Bitcoin (BTC) may be on a trajectory toward $170,000 as global liquidity measured by broad money supply (M2) hit a record high of $55.48 trillion as of July 2, according to a Cointelegraph report.
The M2 metric includes highly liquid assets such as bank deposits, current accounts and cash equivalents, aggregating liquidity levels across major economies including the United States, the Eurozone, Japan, the United Kingdom and Canada.
Historically, Bitcoin’s price has shown a strong correlation with global M2 supply, often following liquidity expansion with a lag of three to six months.
During periods of rapid liquidity growth, that lag can shorten considerably. For example, Bitcoin’s breakthrough above $100,000 in April 2025 occurred just weeks after a sharp increase in M2 supply.

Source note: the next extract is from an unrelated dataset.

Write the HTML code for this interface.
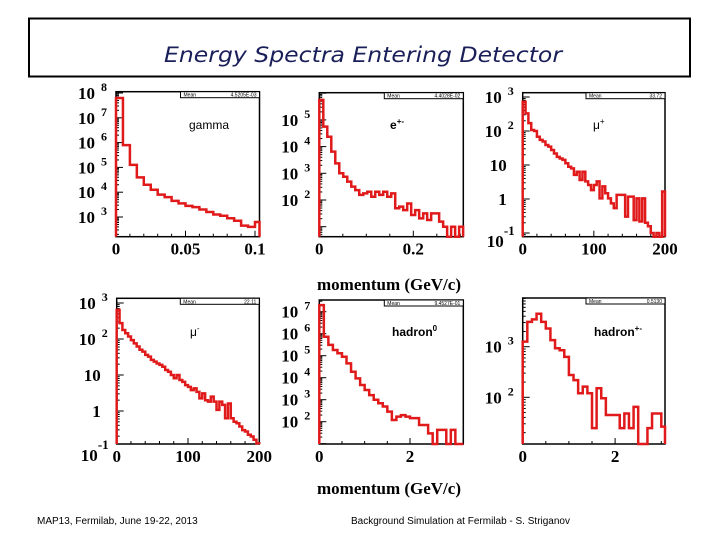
<!DOCTYPE html>
<html><head><meta charset="utf-8"><style>
html,body{margin:0;padding:0;background:#fff;}
svg{display:block;}
.tl{font-family:"Liberation Serif",serif;font-weight:bold;fill:#000;}
.st{font-family:"Liberation Sans",sans-serif;fill:#000;}
</style></head><body>
<svg id="fig" width="720" height="540" viewBox="0 0 720 540" xmlns="http://www.w3.org/2000/svg">
<rect x="0" y="0" width="720" height="540" fill="#fff"/>
<rect x="29" y="18.5" width="661" height="58" fill="none" stroke="#000" stroke-width="2"/>
<text x="363" y="62" text-anchor="middle" font-family="'Comic Sans MS','DejaVu Sans',sans-serif" font-style="italic" font-size="21" fill="#1a1f5a" textLength="398" lengthAdjust="spacingAndGlyphs">Energy Spectra Entering Detector</text>
<text class="tl" x="389" y="290" text-anchor="middle" font-size="17">momentum (GeV/c)</text>
<text class="tl" x="389" y="494" text-anchor="middle" font-size="17">momentum (GeV/c)</text>
<text class="st" x="37" y="524" font-size="10">MAP13, Fermilab, June 19-22, 2013</text>
<text class="st" x="351" y="524" font-size="10">Background Simulation at Fermilab - S. Striganov</text>
<g id="panels"></g>
</svg>
<script>
// Histogram contents (log10 of counts per bin)
const gammaCounts = [7.8,5.9,5.1,4.6,4.3,4.1,3.9,3.8,3.65,3.55,3.45,3.4,3.3,3.2,3.1,3.05,2.95,2.85,2.65,2.6,2.8];
const epmCounts = [5.75,4.75,4.37,3.81,3.37,3.0,2.87,2.69,2.5,2.37,2.19,2.25,2.31,2.12,2.31,2.19,2.31,2.12,2.25,1.69,1.75,1.62,1.87,1.44,1.62,1.31,1.5,1.25,1.5,1.5,1.19,1.0,0.4,1.0,0.4,1.0];
const muPlusCounts = [2.86,2.52,2.23,2.03,2.0,1.83,1.74,1.69,1.59,1.54,1.44,1.34,1.24,1.19,1.15,1.05,0.95,0.9,0.71,0.8,0.56,0.8,0.52,0.41,0.26,0.41,0.52,0.02,0.37,0.17,0.02,-0.13,-0.27,0.12,0.12,0.12,-0.52,0.07,0.07,-0.62,0.02,-0.66,0.02,-0.7,-0.8,-1.0,-1.5,-1.0,-1.5,0.22];
const muMinusCounts = [2.81,2.44,2.25,2.16,2.07,1.97,1.88,1.79,1.7,1.65,1.56,1.51,1.42,1.37,1.32,1.28,1.23,1.14,1.09,1.0,0.91,1.0,0.86,0.81,0.72,0.67,0.58,0.63,0.53,0.35,0.49,0.3,0.26,0.4,0.26,0.03,0.26,0.17,-0.2,0.21,-0.2,-0.3,-0.34,-0.43,-0.53,-0.57,-0.66,-0.71,-0.8,-0.9];
const hadron0Counts = [7.3,5.86,5.49,5.26,5.11,4.95,4.65,4.27,3.97,3.67,3.44,3.21,3.0,2.84,2.69,2.46,2.08,2.23,2.3,2.23,2.16,2.16,1.85,1.85,1.47,0.9,1.63,1.63,0.9,1.63,0.9,0.9];
const hadronPMCounts = [3.1,3.49,3.54,3.65,3.49,3.36,3.13,2.97,2.93,2.8,2.44,2.34,2.08,2.21,2.08,1.39,2.18,1.98,1.65,1.65,1.65,1.39,1.68,1.39,1.81,1.0,1.0,1.39,1.68,1.68,1.42];
const binWidths = [0.005,0.0085,4,4,0.1,0.1];
const xTickLabels = [["0","0.05","0.1"],["0","0.2"],["0","100","200"],["0","100","200"],["0","2"],["0","2"]];
const xTickValues = [[0,0.05,0.1],[0,0.2],[0,100,200],[0,100,200],[0,2],[0,2]];
const xMinorStep = [0.01,0.05,20,20,0.5,0.5];
const decades = [[3,4,5,6,7,8],[2,3,4,5],[-1,0,1,2,3],[-1,0,1,2,3],[2,3,4,5,6,7],[2,3]];
const meanValues = ["4.5205E-03","4.4028E-02","33.72","22.11","9.4527E-01","0.5130"];
const particleNames = ["gamma","e","\u03bc","\u03bc","hadron","hadron"];
const particleSups = ["","+-","+","-","0","+-"];

const layout = [
 {name:"gamma",L:116,R:259.5,T:91.7,B:236.7,xScale:1390,yRef:217,lRef:3,dec:24.8,lab:[189,129],bold:false},
 {name:"e-pm",L:319.3,R:463.3,T:92.7,B:236.7,xScale:470,yRef:200,lRef:2,dec:26.7,lab:[390,129],bold:true},
 {name:"mu-plus",L:522.7,R:665,T:92.7,B:236.7,xScale:0.7115,yRef:97,lRef:3,dec:34,lab:[593,129],bold:false},
 {name:"mu-minus",L:116.7,R:259.3,T:298.3,B:444,xScale:0.713,yRef:303,lRef:3,dec:36,lab:[190,336],bold:false},
 {name:"hadron-0",L:319.3,R:463.3,T:300,B:444,xScale:45.35,yRef:311.7,lRef:7,dec:22,lab:[392,336],bold:true},
 {name:"hadron-pm",L:522.7,R:665,T:298,B:444,xScale:46.2,yRef:346.7,lRef:3,dec:50.6,lab:[594,336],bold:true}
];
const allCounts = [gammaCounts,epmCounts,muPlusCounts,muMinusCounts,hadron0Counts,hadronPMCounts];
const NS="http://www.w3.org/2000/svg";
const root=document.getElementById('panels');
function mk(tag,attrs,parent){const e=document.createElementNS(NS,tag);for(const k in attrs)e.setAttribute(k,attrs[k]);parent.appendChild(e);return e;}

layout.forEach((p,pi)=>{
 const g=mk('g',{},root);
 
 
 const xOf=v=>p.L+v*p.xScale;
 const yOf=l=>p.yRef-(l-p.lRef)*p.dec;
 const clampY=y=>Math.max(p.T,Math.min(p.B,y));
 const fr=mk('rect',{x:p.L,y:p.T,width:p.R-p.L,height:p.B-p.T,fill:'none',stroke:'#000','stroke-width':1.5},g);
 
 
 const xmax=(p.R-p.L)/p.xScale;
 for(let v=0;v<=xmax+1e-9;v+=xMinorStep[pi]){
  const x=xOf(v);const major=xTickValues[pi].some(t=>Math.abs(t-v)<1e-9);
  const t=mk('line',{x1:x,x2:x,y1:p.B,y2:p.B-(major?6:3),stroke:'#000','stroke-width':1},g);
  
  
 }
 xTickValues[pi].forEach((v,i)=>{
  const t=mk('text',{x:xOf(v),y:p.B+18,'text-anchor':'middle','font-size':17,class:'tl'},g);
  t.textContent=xTickLabels[pi][i];
  
  
 });
 const dmin=Math.floor(p.lRef-(p.B-p.yRef)/p.dec)-1, dmax=Math.ceil(p.lRef+(p.yRef-p.T)/p.dec)+1;
 for(let d=dmin;d<=dmax;d++){for(let m=1;m<10;m++){
  const y=yOf(d+Math.log10(m));if(y<p.T||y>p.B)continue;
  const t=mk('line',{x1:p.L,x2:p.L+(m===1?7:3),y1:y,y2:y,stroke:'#000','stroke-width':1},g);
  
  
 }}
 decades[pi].forEach(d=>{
  const y=yOf(d)+6;
  const lab=mk('g',{},g);
  
  
  if(d===0){const t=mk('text',{x:p.L-16,y:y,'text-anchor':'end','font-size':17,class:'tl'},lab);t.textContent='1';}
  else if(d===1){const t=mk('text',{x:p.L-16,y:y,'text-anchor':'end','font-size':17,class:'tl'},lab);t.textContent='10';}
  else if(d<0){const t=mk('text',{x:p.L-19,y:y+8,'text-anchor':'end','font-size':17,class:'tl'},lab);t.textContent='10';
   const s=mk('text',{x:p.L-8,y:y-4,'text-anchor':'end','font-size':13,class:'tl'},lab);s.textContent=String(d);}
  else{const t=mk('text',{x:p.L-38,y:y,'font-size':17,class:'tl'},lab);t.textContent='10';
   const s=mk('text',{x:p.L-15,y:y-8,'font-size':12,class:'tl'},lab);s.textContent=String(d);}
 });
 const sb=mk('g',{},g);
 
 
 mk('rect',{x:p.R-79,y:p.T,width:79,height:6,fill:'#fff',stroke:'#000','stroke-width':1},sb);
 const m1=mk('text',{x:p.R-76,y:p.T+5,'font-size':5,class:'st'},sb);m1.textContent='Mean';
 const m2=mk('text',{x:p.R-3,y:p.T+5,'font-size':5,'text-anchor':'end',class:'st'},sb);m2.textContent=meanValues[pi];
 const pl=mk('text',{x:p.lab[0],y:p.lab[1],'font-size':12,class:'st','font-weight':p.bold?'bold':'normal'},g);
 pl.textContent=particleNames[pi];
 
 
 if(particleSups[pi]){const ts=mk('tspan',{dy:-5,'font-size':8},pl);ts.textContent=particleSups[pi];}
 const counts=allCounts[pi];const w=binWidths[pi];
 let d='M'+xOf(0)+','+p.B;
 counts.forEach((c,i)=>{const y=clampY(yOf(c));d+=' L'+xOf(i*w)+','+y+' L'+Math.min(p.R,xOf((i+1)*w))+','+y;});
 d+=' L'+Math.min(p.R,xOf(counts.length*w))+','+p.B;
 const h=mk('path',{d:d,fill:'none',stroke:'#e01a1a','stroke-width':2.5,'stroke-linejoin':'miter'},g);
 
 
});
</script>
</body></html>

The recent expansion in global M2 points to a broader increase in available capital, a trend that typically coincides with inflows into risk assets such as cryptocurrencies.
Analyst Crypto Auris noted that “as global money supply expands, the next Bitcoin target is around ~$170k, following the flow.” Unlike speculative rallies driven solely by sentiment, liquidity-backed surges tend to produce more durable price trends, potentially providing a firmer foundation for the current Bitcoin cycle.
https://x.com/crypto_auris/status/1940326758202712108
Institutional demand strengthens the bullish case
Bitcoin’s price outlook is also supported by a growing base of institutional investors.
Many analysts forecast BTC reaching $150,000 to $200,000 by the end of 2025, citing increased allocations from institutional players via exchange-traded funds (ETFs) and corporate treasury purchases.
This shift reflects the maturation of the digital asset market, where Bitcoin is increasingly viewed as a hedge against currency debasement and a store of value amid expanding money supply.
Greater institutional participation tends to reduce volatility and improve market depth, supporting the long-term viability of price appreciation.
The broader macroeconomic backdrop reinforces this trend.
Central banks in developed markets continue to pursue accommodative monetary policies, contributing to further M2 expansion and supporting asset prices across risk categories.
Dollar weakness signals potential breakout
Another factor bolstering Bitcoin’s bullish momentum is the weakening U.S. dollar.
The U.S. Dollar Index (DXY) fell 10.8% in the first half of 2025, marking the steepest H1 decline since the end of the Bretton Woods system in 1973.
By contrast, Bitcoin rose 13.25% over the same period, highlighting a clear negative correlation between the two assets.
Historically, significant divergences between BTC and DXY have preceded major market moves.
Notably, the divergence in November 2020 signaled the start of a sustained rally, while opposite moves in April 2018 and March 2022 coincided with the onset of bear markets.
From early 2024, BTC and DXY had largely moved in tandem, but that pattern broke in April 2025 when DXY fell below the 100 mark for the first time in two years.
If historical patterns hold, this divergence could mark the beginning of a new upward trend for Bitcoin, potentially amplified by further dollar weakness.
As liquidity expands and the dollar softens, the setup for Bitcoin looks increasingly favorable for the second half of the year.